Task input:
--

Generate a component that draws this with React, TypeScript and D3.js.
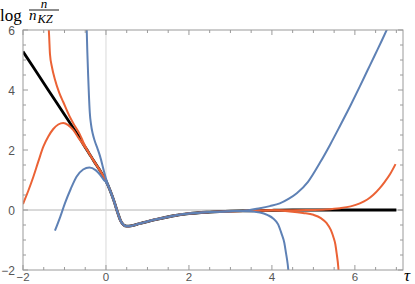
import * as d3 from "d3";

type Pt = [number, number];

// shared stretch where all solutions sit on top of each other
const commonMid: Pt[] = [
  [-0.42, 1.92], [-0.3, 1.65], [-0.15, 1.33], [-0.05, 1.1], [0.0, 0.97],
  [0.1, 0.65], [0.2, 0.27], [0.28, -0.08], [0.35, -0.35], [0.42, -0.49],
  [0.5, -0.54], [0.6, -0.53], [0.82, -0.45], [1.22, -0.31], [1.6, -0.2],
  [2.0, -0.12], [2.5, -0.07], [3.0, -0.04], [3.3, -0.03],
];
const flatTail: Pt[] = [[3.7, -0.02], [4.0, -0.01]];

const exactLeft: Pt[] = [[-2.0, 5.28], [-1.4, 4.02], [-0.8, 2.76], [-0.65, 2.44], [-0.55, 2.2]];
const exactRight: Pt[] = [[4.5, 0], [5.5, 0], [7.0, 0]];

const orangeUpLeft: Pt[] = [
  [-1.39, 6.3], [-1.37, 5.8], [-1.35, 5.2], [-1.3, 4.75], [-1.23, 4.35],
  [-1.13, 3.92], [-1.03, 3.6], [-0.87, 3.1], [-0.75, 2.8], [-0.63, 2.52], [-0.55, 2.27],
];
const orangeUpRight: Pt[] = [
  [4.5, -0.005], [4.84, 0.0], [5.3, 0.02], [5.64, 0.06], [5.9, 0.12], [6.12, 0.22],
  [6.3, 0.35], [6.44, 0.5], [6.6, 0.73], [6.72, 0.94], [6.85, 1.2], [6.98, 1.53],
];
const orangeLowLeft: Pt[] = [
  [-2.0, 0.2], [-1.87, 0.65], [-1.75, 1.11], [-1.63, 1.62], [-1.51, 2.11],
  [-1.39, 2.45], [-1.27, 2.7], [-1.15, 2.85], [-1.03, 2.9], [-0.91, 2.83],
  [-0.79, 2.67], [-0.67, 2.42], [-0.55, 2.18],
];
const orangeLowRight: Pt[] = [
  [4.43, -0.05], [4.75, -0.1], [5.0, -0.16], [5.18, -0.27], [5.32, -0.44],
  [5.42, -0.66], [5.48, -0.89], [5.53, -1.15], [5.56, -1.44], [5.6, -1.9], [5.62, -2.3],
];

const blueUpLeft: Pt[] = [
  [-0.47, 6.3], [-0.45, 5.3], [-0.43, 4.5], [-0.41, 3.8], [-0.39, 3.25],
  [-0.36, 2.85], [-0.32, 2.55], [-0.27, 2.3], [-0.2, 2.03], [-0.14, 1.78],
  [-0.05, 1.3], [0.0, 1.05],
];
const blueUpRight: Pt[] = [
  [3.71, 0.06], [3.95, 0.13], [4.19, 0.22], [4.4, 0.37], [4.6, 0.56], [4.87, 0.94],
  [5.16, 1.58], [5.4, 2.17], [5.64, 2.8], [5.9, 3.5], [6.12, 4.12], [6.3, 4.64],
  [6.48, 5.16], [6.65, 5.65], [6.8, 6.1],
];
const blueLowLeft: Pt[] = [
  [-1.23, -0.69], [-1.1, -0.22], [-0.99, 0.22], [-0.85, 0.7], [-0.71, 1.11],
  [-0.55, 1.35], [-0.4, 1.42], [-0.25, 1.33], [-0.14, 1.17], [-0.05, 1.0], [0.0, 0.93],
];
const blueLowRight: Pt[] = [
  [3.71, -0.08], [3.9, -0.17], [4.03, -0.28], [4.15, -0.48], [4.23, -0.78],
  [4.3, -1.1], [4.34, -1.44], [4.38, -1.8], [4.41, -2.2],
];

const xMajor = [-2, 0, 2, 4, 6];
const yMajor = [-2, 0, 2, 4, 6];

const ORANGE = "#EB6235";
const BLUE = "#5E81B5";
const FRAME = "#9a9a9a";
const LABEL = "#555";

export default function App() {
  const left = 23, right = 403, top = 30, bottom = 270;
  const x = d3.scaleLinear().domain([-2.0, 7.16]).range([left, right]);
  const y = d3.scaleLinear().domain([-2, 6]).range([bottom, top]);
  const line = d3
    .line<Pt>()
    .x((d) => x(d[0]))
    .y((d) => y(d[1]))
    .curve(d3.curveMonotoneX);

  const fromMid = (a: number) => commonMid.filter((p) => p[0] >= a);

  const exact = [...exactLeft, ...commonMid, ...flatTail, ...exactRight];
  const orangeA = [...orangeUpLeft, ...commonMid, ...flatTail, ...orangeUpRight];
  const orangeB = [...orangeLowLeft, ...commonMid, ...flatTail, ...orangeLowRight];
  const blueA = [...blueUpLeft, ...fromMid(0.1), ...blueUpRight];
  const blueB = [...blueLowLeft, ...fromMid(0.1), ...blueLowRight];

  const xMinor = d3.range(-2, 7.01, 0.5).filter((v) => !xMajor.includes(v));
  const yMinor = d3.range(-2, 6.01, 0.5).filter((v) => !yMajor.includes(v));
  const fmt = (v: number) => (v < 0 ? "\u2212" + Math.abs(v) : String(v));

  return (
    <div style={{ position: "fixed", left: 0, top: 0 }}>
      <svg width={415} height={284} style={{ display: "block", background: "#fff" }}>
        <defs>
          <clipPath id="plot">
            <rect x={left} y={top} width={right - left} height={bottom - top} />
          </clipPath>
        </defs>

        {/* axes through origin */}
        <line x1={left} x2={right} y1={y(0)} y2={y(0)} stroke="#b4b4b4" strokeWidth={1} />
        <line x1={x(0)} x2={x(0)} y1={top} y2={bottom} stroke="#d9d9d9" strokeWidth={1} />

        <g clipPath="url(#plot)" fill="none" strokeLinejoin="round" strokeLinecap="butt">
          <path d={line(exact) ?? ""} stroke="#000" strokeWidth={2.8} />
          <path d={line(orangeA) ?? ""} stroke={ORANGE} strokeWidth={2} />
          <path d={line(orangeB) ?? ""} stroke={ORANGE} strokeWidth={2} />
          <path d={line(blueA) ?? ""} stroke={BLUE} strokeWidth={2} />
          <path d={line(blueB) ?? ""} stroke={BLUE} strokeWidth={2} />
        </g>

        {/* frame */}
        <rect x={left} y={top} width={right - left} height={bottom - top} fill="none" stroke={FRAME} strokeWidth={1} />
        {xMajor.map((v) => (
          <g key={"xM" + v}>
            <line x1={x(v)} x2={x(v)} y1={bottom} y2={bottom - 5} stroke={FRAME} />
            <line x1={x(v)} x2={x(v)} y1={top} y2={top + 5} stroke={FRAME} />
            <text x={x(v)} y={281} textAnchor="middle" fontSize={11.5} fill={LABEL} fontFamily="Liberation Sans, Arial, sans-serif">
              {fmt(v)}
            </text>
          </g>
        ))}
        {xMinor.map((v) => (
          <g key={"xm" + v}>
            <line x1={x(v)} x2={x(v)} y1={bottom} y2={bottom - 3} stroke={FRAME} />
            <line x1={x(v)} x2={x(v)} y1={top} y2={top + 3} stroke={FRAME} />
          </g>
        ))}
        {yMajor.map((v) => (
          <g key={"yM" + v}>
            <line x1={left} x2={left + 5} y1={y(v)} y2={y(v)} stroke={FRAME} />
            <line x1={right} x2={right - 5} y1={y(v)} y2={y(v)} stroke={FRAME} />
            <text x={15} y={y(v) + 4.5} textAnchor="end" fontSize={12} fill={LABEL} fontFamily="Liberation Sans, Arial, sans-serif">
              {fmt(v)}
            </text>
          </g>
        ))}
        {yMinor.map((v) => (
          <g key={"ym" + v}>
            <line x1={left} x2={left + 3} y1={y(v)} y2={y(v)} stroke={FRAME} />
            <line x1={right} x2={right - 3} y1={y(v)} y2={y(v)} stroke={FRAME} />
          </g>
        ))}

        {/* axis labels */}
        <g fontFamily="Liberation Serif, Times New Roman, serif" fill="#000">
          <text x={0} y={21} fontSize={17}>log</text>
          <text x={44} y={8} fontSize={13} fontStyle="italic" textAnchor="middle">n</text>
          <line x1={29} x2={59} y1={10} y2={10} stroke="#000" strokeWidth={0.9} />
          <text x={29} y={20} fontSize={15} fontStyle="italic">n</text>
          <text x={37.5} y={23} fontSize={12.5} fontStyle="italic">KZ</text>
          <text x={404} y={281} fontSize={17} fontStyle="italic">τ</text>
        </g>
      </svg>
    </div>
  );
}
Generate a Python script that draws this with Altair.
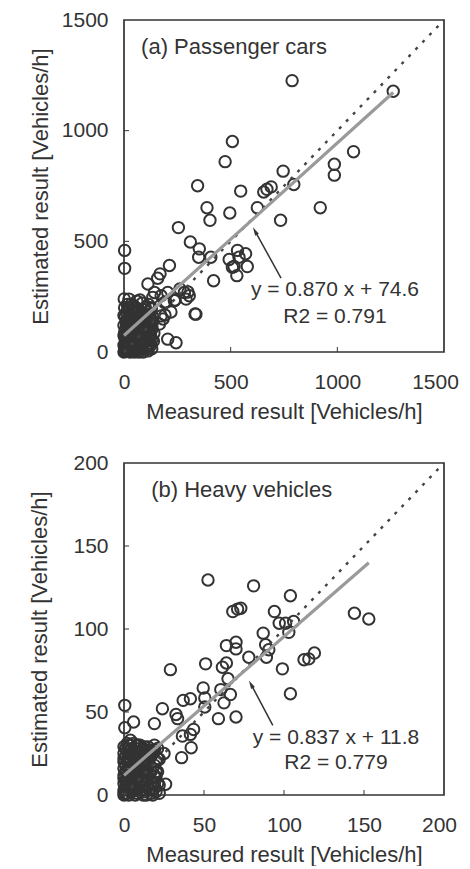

--

Take the material above from its first line through the line holding "type Pt = [number, number];" and set it down exactly, without the pictures.

Generate a component that draws this with React, TypeScript and D3.js.
import * as d3 from "d3";

type Pt = [number, number];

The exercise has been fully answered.